A companion white paper addresses the methodology used to determine available electrical capacity in existing buildings.

Level 2 Charging Assumptions

This analysis assumes Level 2 charging for privately owned parking spaces. Level 2 charging is appropriate for residential use because it:

  • Fully supports overnight charging needs

  • Integrates efficiently with shared circuits

  • Aligns with building electrical constraints

DC fast charging is generally unsuitable for private condominium parking due to excessive power demands and cost and is only applicable where public or commercial parking is present⁸.

Conclusion

For Chicago condominium buildings with large parking inventories, make-ready EV infrastructure represents a predictable and equitable capital investment. At approximately $800 to $1,000 per parking space, associations can:

  • Establish uniform future charger installation costs

  • Preserve electrical capacity

  • Avoid repeated retrofits

  • Support long-term EV adoption

By defining charging zones, installing shared infrastructure, and planning for load management, condominium associations can transition their parking facilities to EV readiness in a controlled and financially disciplined manner.


Sources

¹ U.S. Department of Energy, EV Charging Infrastructure Definitions and Cost Components, Vehicle Technologies Office.
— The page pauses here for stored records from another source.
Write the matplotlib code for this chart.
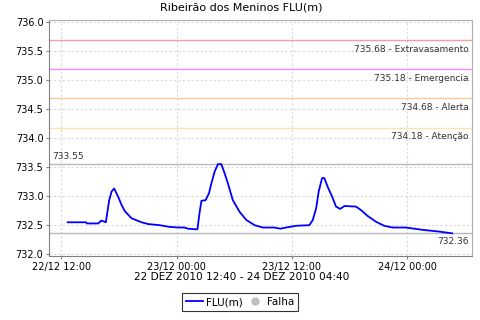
import matplotlib
matplotlib.use("Agg")
import matplotlib.pyplot as plt
import matplotlib.dates as mdates
import pandas as pd

# water level readings (FLU in m)
times = [
    "2010-12-22 12:40", "2010-12-22 14:34", "2010-12-22 14:40", "2010-12-22 15:50",
    "2010-12-22 16:11", "2010-12-22 16:38", "2010-12-22 16:59", "2010-12-22 17:14",
    "2010-12-22 17:30", "2010-12-22 17:55", "2010-12-22 18:16", "2010-12-22 18:37",
    "2010-12-22 19:18", "2010-12-22 20:21", "2010-12-22 21:02", "2010-12-22 22:15",
    "2010-12-22 23:17", "2010-12-23 00:19", "2010-12-23 00:50", "2010-12-23 01:11",
    "2010-12-23 01:53", "2010-12-23 02:10", "2010-12-23 02:24", "2010-12-23 02:35",
    "2010-12-23 03:01", "2010-12-23 03:22", "2010-12-23 03:37", "2010-12-23 03:57",
    "2010-12-23 04:18", "2010-12-23 04:39", "2010-12-23 05:00", "2010-12-23 05:20",
    "2010-12-23 05:51", "2010-12-23 06:33", "2010-12-23 07:15", "2010-12-23 08:07",
    "2010-12-23 08:58", "2010-12-23 10:11", "2010-12-23 10:48", "2010-12-23 11:24",
    "2010-12-23 12:26", "2010-12-23 13:49", "2010-12-23 14:10", "2010-12-23 14:31",
    "2010-12-23 14:47", "2010-12-23 15:08", "2010-12-23 15:22", "2010-12-23 15:43",
    "2010-12-23 16:11", "2010-12-23 16:35", "2010-12-23 17:01", "2010-12-23 17:28",
    "2010-12-23 18:40", "2010-12-23 19:11", "2010-12-23 19:52", "2010-12-23 20:44",
    "2010-12-23 21:36", "2010-12-23 22:28", "2010-12-23 23:51", "2010-12-24 01:35",
    "2010-12-24 03:19", "2010-12-24 04:40",
]
levels = [
    732.55, 732.55, 732.53, 732.53,
    732.58, 732.55, 732.93, 733.08,
    733.13, 732.99, 732.85, 732.74,
    732.62, 732.55, 732.52, 732.50,
    732.47, 732.46, 732.46, 732.44,
    732.43, 732.43, 732.73, 732.92,
    732.93, 733.05, 733.22, 733.42,
    733.55, 733.55, 733.39, 733.22,
    732.93, 732.73, 732.59, 732.50,
    732.46, 732.46, 732.44, 732.46,
    732.49, 732.50, 732.59, 732.79,
    733.08, 733.31, 733.31, 733.16,
    732.99, 732.82, 732.78, 732.83,
    732.82, 732.76, 732.66, 732.56,
    732.49, 732.46, 732.46, 732.42,
    732.39, 732.36,
]
# no failure readings in this period
falha_times = []
falha_levels = []

thresholds = [735.68, 735.18, 734.68, 734.18]
threshold_names = ["Extravasamento", "Emergencia", "Alerta", "Atenção"]
threshold_colors = ["#f0a0a0", "#ff88ff", "#f8c898", "#f8e8a8"]

level_max = 733.55
level_min = 732.36

t = pd.to_datetime(times)
t_start = pd.Timestamp("2010-12-22 10:43")
t_end = pd.Timestamp("2010-12-24 06:43")

fig = plt.figure(figsize=(4.8, 3.2), dpi=100)
ax = fig.add_axes([0.102, 0.2, 0.881, 0.7375])

for val, name, col in zip(thresholds, threshold_names, threshold_colors):
    ax.axhline(val, color=col, lw=1, zorder=2)
    ax.text(0.992, val - 0.08, f"{val:.2f} - {name}", transform=ax.get_yaxis_transform(),
            ha="right", va="top", fontsize=6.5, color="#333333")

ax.axhline(level_max, color="#b8b8b8", lw=1, zorder=2)
ax.axhline(level_min, color="#b8b8b8", lw=1, zorder=2)
ax.text(0.007, level_max + 0.05, f"{level_max:.2f}", transform=ax.get_yaxis_transform(),
        ha="left", va="bottom", fontsize=6.5, color="#333333")
ax.text(0.992, level_min - 0.06, f"{level_min:.2f}", transform=ax.get_yaxis_transform(),
        ha="right", va="top", fontsize=6.5, color="#333333")

ax.plot(t, levels, color="#0000ff", lw=1.3, zorder=3, label="FLU(m)")
ax.plot(pd.to_datetime(falha_times), falha_levels, "o", color="#c0c0c0",
        markersize=5, label="Falha")

ax.set_xlim(t_start, t_end)
ax.set_ylim(731.97, 736.03)
ax.set_yticks([732.0 + 0.5 * i for i in range(9)])
ax.yaxis.set_major_formatter(plt.FormatStrFormatter("%.1f"))
ax.xaxis.set_major_locator(mdates.HourLocator(byhour=[0, 12]))
ax.xaxis.set_major_formatter(mdates.DateFormatter("%d/%m %H:%M"))
ax.tick_params(labelsize=7, length=2, color="#808080", pad=2)

ax.grid(True, color="#d8d8d8", linestyle=(0, (2, 2)), lw=0.8)
ax.set_axisbelow(True)
for side in ["left", "bottom"]:
    ax.spines[side].set_color("#808080")
for side in ["top", "right"]:
    ax.spines[side].set_color("#b0b0b0")

# title and date range are centred on the whole figure
fig.text(0.503, 0.978, "Ribeirão dos Meninos FLU(m)", ha="center", va="center", fontsize=8)
ax.set_xlabel("22 DEZ 2010 12:40 - 24 DEZ 2010 04:40", fontsize=7.6, labelpad=0)
ax.xaxis.label.set_x(0.456)

leg = fig.legend(loc="center", bbox_to_anchor=(0.5, 0.056), ncol=2, fontsize=7.5,
                 frameon=True, fancybox=False, edgecolor="black", handlelength=1.6,
                 handletextpad=0.3, columnspacing=0.4, borderpad=0.35,
                 borderaxespad=0)
leg.get_frame().set_linewidth(0.8)

fig.savefig("out.png", dpi=100)
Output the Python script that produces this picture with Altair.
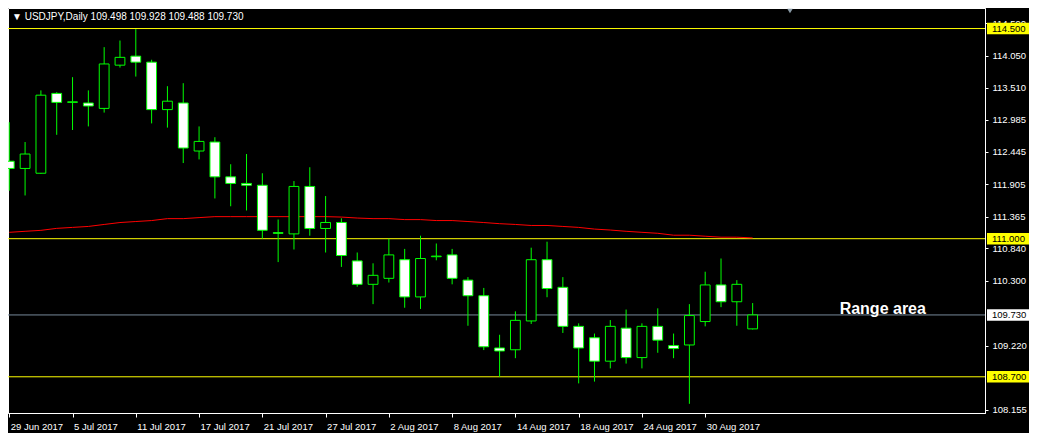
import altair as alt
import pandas as pd

# ---------------- data ----------------
bar_dates = [
    "29 Jun 2017", "30 Jun 2017", "3 Jul 2017", "4 Jul 2017", "5 Jul 2017", "6 Jul 2017",
    "7 Jul 2017", "10 Jul 2017", "11 Jul 2017", "12 Jul 2017", "13 Jul 2017", "14 Jul 2017",
    "17 Jul 2017", "18 Jul 2017", "19 Jul 2017", "20 Jul 2017", "21 Jul 2017", "24 Jul 2017",
    "25 Jul 2017", "26 Jul 2017", "27 Jul 2017", "28 Jul 2017", "31 Jul 2017", "1 Aug 2017",
    "2 Aug 2017", "3 Aug 2017", "4 Aug 2017", "7 Aug 2017", "8 Aug 2017", "9 Aug 2017",
    "10 Aug 2017", "11 Aug 2017", "14 Aug 2017", "15 Aug 2017", "16 Aug 2017", "17 Aug 2017",
    "18 Aug 2017", "21 Aug 2017", "22 Aug 2017", "23 Aug 2017", "24 Aug 2017", "25 Aug 2017",
    "28 Aug 2017", "29 Aug 2017", "30 Aug 2017", "31 Aug 2017", "1 Sep 2017", "4 Sep 2017",
]
opens = [112.29, 112.17, 112.09, 113.42, 113.27, 113.26, 113.17, 113.89, 114.04, 113.94,
         113.15, 113.26, 112.46, 112.61, 112.03, 111.92, 111.89, 111.10, 111.08, 111.87,
         111.17, 111.27, 110.63, 110.24, 110.34, 110.65, 110.03, 110.70, 110.73, 110.31,
         110.05, 109.18, 109.15, 109.63, 110.65, 110.19, 109.54, 109.35, 108.96, 109.51,
         109.02, 109.54, 109.22, 109.23, 109.62, 110.23, 109.95, 109.498]
highs = [112.94, 112.61, 113.47, 113.44, 113.69, 113.47, 114.19, 114.30, 114.49, 113.98,
         113.54, 113.59, 112.87, 112.69, 112.24, 112.41, 112.09, 111.32, 111.96, 112.19,
         111.71, 111.34, 110.77, 110.59, 111.00, 110.83, 111.05, 110.92, 110.83, 110.36,
         110.18, 109.40, 109.79, 110.85, 110.95, 110.36, 109.59, 109.42, 109.645, 109.82,
         109.59, 109.84, 109.42, 109.91, 110.45, 110.67, 110.31, 109.928]
lows = [111.80, 111.72, 112.08, 112.73, 112.81, 112.87, 113.10, 113.85, 113.70, 112.92,
        112.85, 112.26, 112.32, 111.67, 111.54, 111.47, 111.00, 110.61, 110.82, 111.05,
        110.77, 110.53, 110.20, 109.91, 110.27, 109.85, 109.83, 110.64, 110.24, 109.55,
        109.145, 108.70, 109.01, 109.58, 110.025, 109.43, 108.59, 108.62, 108.84, 108.92,
        108.84, 109.10, 109.01, 108.25, 109.54, 109.86, 109.55, 109.488]
closes = [112.17, 112.41, 113.39, 113.27, 113.28, 113.21, 113.91, 114.02, 113.94, 113.15,
          113.29, 112.51, 112.62, 112.03, 111.92, 111.89, 111.14, 111.09, 111.87, 111.17,
          111.27, 110.72, 110.24, 110.39, 110.73, 110.03, 110.67, 110.71, 110.34, 110.05,
          109.20, 109.13, 109.64, 110.65, 110.17, 109.54, 109.18, 108.96, 109.54, 109.02,
          109.54, 109.31, 109.17, 109.72, 110.23, 109.95, 110.24, 109.730]
ma_values = [111.106, 111.123, 111.139, 111.172, 111.188, 111.204, 111.237, 111.269, 111.286, 111.302,
             111.334, 111.334, 111.351, 111.367, 111.367, 111.367, 111.367, 111.367, 111.367, 111.367,
             111.367, 111.360, 111.344, 111.334, 111.334, 111.318, 111.318, 111.302, 111.302, 111.286,
             111.269, 111.250, 111.237, 111.220, 111.220, 111.204, 111.188, 111.160, 111.144, 111.123,
             111.106, 111.090, 111.058, 111.058, 111.041, 111.025, 111.025, 111.013]

level_prices = [114.500, 111.000, 108.700]
bid_price = 109.730
axis_prices = [114.590, 114.050, 113.510, 112.985, 112.445, 111.905, 111.365,
               110.840, 110.300, 109.220, 108.155]
date_tick_bars = list(range(0, 45, 4))
header_text = "\u25BC USDJPY,Daily  109.498 109.928 109.488 109.730"
note_text = "Range area"
note_bar = 52.5
note_price = 109.745

# ---------------- layout / style ----------------
W, H = 977, 405
GREEN = "#00FF00"
YELLOW = "#FFFF00"
AX_FONT = "Liberation Sans, Arial"
AX_SIZE = 9.5

bars = pd.DataFrame({
    "idx": list(range(len(opens))),
    "date": bar_dates,
    "open": opens, "high": highs, "low": lows, "close": closes, "ma": ma_values,
})

x_scale = alt.Scale(domain=[-0.08, 61.69], nice=False, zero=False)
y_scale = alt.Scale(domain=[108.097, 114.842], nice=False, zero=False)

label_array = "[" + ",".join("'" + d + "'" for d in bar_dates) + "]"
X_AXIS = alt.Axis(values=date_tick_bars, labelExpr=label_array + "[round(datum.value)]",
                  title=None, grid=False, labelAlign="left", labelBaseline="top",
                  labelColor="white", labelFont=AX_FONT, labelFontSize=AX_SIZE, labelPadding=4,
                  labelOffset=1, labelOverlap=False, labelFlush=False, labelBound=False,
                  tickColor="white", tickSize=4, domainColor="white", domainWidth=1)
Y_AXIS = alt.Axis(orient="right", values=axis_prices, format=".3f", title=None, grid=False,
                  labelColor="white", labelFont=AX_FONT, labelFontSize=AX_SIZE, labelPadding=4,
                  labelOverlap=False, labelFlush=False, labelBound=False,
                  tickColor="white", tickSize=3, domainColor="white", domainWidth=1)


def X(field):
    return alt.X(field, type="quantitative", scale=x_scale, axis=X_AXIS)


def Y(field):
    return alt.Y(field, type="quantitative", scale=y_scale, axis=Y_AXIS)


base = alt.Chart(bars)

wicks = base.mark_rule(color=GREEN, strokeWidth=1, clip=True).encode(
    x=X("idx"), y=Y("low"), y2="high")

bodies = base.transform_calculate(
    x0="datum.idx - 0.31", x1="datum.idx + 0.31"
).mark_rect(stroke=GREEN, strokeWidth=1, clip=True).encode(
    x=X("x0"), x2="x1", y=Y("open"), y2="close",
    fill=alt.condition("datum.close < datum.open", alt.value("white"), alt.value("black")))

ma_line = base.mark_line(color="#FF0000", strokeWidth=1, clip=True).encode(
    x=X("idx"), y=Y("ma"))

levels_df = pd.DataFrame({"price": level_prices})
levels = alt.Chart(levels_df).mark_rule(color=YELLOW, strokeWidth=1).encode(y=Y("price"))

bid_df = pd.DataFrame({"price": [bid_price]})
bid_line = alt.Chart(bid_df).mark_rule(color="#778899", strokeWidth=1).encode(y=Y("price"))

# axis price boxes
box_df = pd.DataFrame({
    "price": level_prices + [bid_price],
    "kind": ["level"] * len(level_prices) + ["bid"],
}).assign(label=lambda d: d["price"].map(lambda v: f"{v:.3f}"))
box_rects = alt.Chart(box_df).transform_calculate(
    top="datum.price + 0.095", bot="datum.price - 0.095"
).mark_rect().encode(
    x=alt.value(W + 2), x2=alt.value(W + 44), y=Y("top"), y2="bot",
    fill=alt.condition("datum.kind == 'bid'", alt.value("white"), alt.value(YELLOW)))
box_texts = alt.Chart(box_df).mark_text(
    align="left", baseline="middle", color="black", font=AX_FONT, fontSize=AX_SIZE
).encode(x=alt.value(W + 7), y=Y("price"), text="label:N")

note_df = pd.DataFrame({"bar": [note_bar], "price": [note_price], "t": [note_text]})
note = alt.Chart(note_df).mark_text(
    align="left", baseline="alphabetic", color="white", font="Liberation Sans",
    fontSize=16, fontWeight="bold"
).encode(x=X("bar"), y=Y("price"), text="t:N")

head_df = pd.DataFrame({"t": [header_text]})
header = alt.Chart(head_df).mark_text(
    align="left", baseline="middle", color="white", font="Liberation Sans", fontSize=10
).encode(x=alt.value(4), y=alt.value(9), text="t:N")

shift_df = pd.DataFrame({"s": [1]})
shift_mark = alt.Chart(shift_df).mark_point(
    shape="triangle-down", filled=True, color="#8C9CA8", size=30, opacity=1
).encode(x=alt.value(782), y=alt.value(3))

chart = alt.layer(
    levels, bid_line, ma_line, wicks, bodies, box_rects, box_texts, note, header, shift_mark
).properties(
    width=W, height=H,
    padding={"left": 0, "top": 0, "right": 44, "bottom": 20},
    autosize=alt.AutoSizeParams(type="none"),
).configure(background="black").configure_view(stroke="white", strokeWidth=1)

chart.save("out.html", embed_options={"renderer": "svg", "actions": False})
² National Renewable Energy Laboratory, Multifamily EV Charging Infrastructure Planning Guide.

³ National Electrical Code, Article 625, Electric Vehicle Power Transfer System.

⁴ Electric Power Research Institute, EV Infrastructure Installation Cost Analysis for Multi-Unit Dwellings.

⁵ U.S. Department of Energy, Costs Associated With Non-Residential EV Supply Equipment Installations.

⁶ City of Chicago Department of Buildings, Electrical Permit Fee Schedule and EVSE Guidance.

⁷ SWTCH Energy, Load-Managed EV Charging Case Studies for Multifamily Buildings.

⁸ U.S. Department of Transportation, DC Fast Charging Infrastructure Cost Characteristics.